# Video playback spead?



## Old Roamio 0 (Jul 19, 2020)

On its YouTube app, I noticed that the Google Chromecast streamer has an extra button that my Tivo stream 4K one does not: video playback speed. That would be a good feature for Tivo to adopt too!


----------



## Old Roamio 0 (Jul 19, 2020)

I play YouTube videos a lot. Some are too fast. Chromecast (like the VLC computer program video player) has a speed button. The Google one is just 0.25, 0.5, 1.0, 1.25, 1.5X, unlike the VLC one which is whatever you set it to be on the slider. Nature or outdoors travel videos for example are less dependent on how fast you play them to enjoy them. thanks.


----------



## slick1ru2 (Apr 24, 2021)

I use SmartTube, no ads and it skips promos. And has speed adjust.
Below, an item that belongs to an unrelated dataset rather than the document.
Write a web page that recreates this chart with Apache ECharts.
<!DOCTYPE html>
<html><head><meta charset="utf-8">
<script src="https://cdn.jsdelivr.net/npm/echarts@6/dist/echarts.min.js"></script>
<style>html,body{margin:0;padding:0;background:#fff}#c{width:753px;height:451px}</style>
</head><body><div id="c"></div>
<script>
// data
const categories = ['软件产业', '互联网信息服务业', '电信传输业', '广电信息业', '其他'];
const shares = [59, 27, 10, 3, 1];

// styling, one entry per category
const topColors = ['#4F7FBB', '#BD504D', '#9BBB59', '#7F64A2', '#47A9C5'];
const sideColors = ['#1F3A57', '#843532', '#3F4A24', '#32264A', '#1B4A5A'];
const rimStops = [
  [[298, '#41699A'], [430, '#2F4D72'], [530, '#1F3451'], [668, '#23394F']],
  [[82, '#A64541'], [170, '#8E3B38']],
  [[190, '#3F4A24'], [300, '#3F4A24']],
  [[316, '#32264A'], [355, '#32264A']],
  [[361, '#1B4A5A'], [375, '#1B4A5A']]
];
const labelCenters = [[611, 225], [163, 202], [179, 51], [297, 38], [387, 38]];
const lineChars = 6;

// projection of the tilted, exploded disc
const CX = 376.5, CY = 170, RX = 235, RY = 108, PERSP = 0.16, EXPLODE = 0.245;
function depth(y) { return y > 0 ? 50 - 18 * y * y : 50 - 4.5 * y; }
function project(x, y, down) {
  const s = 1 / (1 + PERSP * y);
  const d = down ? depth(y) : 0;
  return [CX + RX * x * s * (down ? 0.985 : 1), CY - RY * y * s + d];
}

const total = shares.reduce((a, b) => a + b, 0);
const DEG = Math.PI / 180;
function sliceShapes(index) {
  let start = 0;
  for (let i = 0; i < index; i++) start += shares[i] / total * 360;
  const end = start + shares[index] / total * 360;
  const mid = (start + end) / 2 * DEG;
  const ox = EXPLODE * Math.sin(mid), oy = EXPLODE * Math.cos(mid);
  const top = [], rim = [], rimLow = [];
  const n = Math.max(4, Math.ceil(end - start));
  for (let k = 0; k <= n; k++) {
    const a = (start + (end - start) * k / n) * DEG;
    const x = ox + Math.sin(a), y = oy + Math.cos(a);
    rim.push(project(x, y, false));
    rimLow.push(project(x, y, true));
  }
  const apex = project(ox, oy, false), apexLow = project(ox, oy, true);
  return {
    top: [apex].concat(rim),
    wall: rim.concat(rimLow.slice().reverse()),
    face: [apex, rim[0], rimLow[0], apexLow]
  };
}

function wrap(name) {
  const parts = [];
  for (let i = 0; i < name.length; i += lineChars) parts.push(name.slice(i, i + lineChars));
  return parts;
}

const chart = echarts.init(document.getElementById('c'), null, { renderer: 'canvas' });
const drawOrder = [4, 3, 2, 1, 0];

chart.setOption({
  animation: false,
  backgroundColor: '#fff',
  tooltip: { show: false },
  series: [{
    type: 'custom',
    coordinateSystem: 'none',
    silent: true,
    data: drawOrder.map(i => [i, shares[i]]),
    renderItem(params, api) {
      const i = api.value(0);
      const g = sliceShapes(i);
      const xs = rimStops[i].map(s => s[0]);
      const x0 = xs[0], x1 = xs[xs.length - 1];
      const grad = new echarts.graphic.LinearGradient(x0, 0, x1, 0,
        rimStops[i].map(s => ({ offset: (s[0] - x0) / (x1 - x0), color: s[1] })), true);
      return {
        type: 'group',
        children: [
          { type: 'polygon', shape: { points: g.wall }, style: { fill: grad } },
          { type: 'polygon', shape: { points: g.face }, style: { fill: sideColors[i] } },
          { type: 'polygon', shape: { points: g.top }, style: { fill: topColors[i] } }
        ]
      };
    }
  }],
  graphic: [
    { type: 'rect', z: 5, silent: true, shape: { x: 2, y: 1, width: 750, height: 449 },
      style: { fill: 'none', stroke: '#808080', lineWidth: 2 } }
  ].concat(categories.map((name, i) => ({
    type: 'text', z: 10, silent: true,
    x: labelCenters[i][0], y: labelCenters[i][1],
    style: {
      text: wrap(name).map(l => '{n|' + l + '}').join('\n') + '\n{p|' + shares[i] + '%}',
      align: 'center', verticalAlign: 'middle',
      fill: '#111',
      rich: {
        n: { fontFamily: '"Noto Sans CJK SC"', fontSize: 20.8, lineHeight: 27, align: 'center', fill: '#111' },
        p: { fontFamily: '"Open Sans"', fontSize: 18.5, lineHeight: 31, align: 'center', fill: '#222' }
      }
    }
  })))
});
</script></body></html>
SmartTubeNext - Ad Free YouTube App on Firestick/Android


----------



## Old Roamio 0 (Jul 19, 2020)

Thanks. I think I remember hearing the name once but never really knew what it was. I will look up the app in the channel apps store. Thank you.


----------



## slick1ru2 (Apr 24, 2021)

Old Roamio 0 said:


> Thanks. I think I remember hearing the name once but never really knew what it was. I will look up the app in the channel apps store. Thank you.


Not sure it's in the store, I got it via filelinked.


----------